There’s a line often attributed to the Catholic writer G.K. Chesterton, though he doesn’t seem to have said it: “The first effect of not believing in God is to believe in anything.” When trust in the old authorities decays, many people look for substitute certainties—an unfortunate but probably inevitable byproduct of the same renewal process that allows less rigid, less hierarchical alternatives to emerge. Some of those substitute certainties feature dubious dogmas, charismatic leaders, and an overwhelming demand for group loyalty. In other words, they look like cults.
America has always been haunted by cults, because modernity and then postmodernity have been disrupting American institutions for centuries. But in certain periods the disruption has been particularly potent. One was the Jacksonian era. Another was the upheavals of the 1960s and ’70s. A third is the moment we’re living through now. Each of those periods saw scads of new species germinating in the cultic milieu, and each of them gave us cult scares.
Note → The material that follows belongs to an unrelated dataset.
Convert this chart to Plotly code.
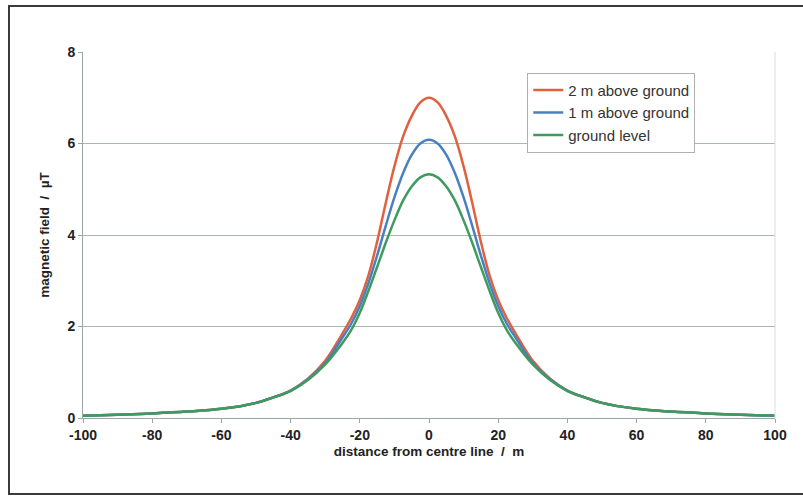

If the sects that grow in the cultic milieu sometimes take an authoritarian form, so at times does the backlash against them. A decay in a society’s dominant institutions can produce what Inglehart calls an “authoritarian reflex.” His book lists two forms that reflex can take: xenophobia and the desire for a strongman. Both are on display in the MAGA right. But secular centrists are also capable of longing for old certainties and for the institutional power that protected them—of looking at those unfamiliar alternatives sprouting around us, fretting that we’ve entered a “post-truth era,” and calling for controls meant to herd everyone into the “common reality” they imagine we shared in the past.
That past never existed. The human race has always lived in a patchwork of sometimes drastically different mental worlds. But as those worlds mix and multiply, the old authorities become more anxious; and anxious people often project their fears onto an external enemy with a name. One of those names is that traditional American demon, the cult.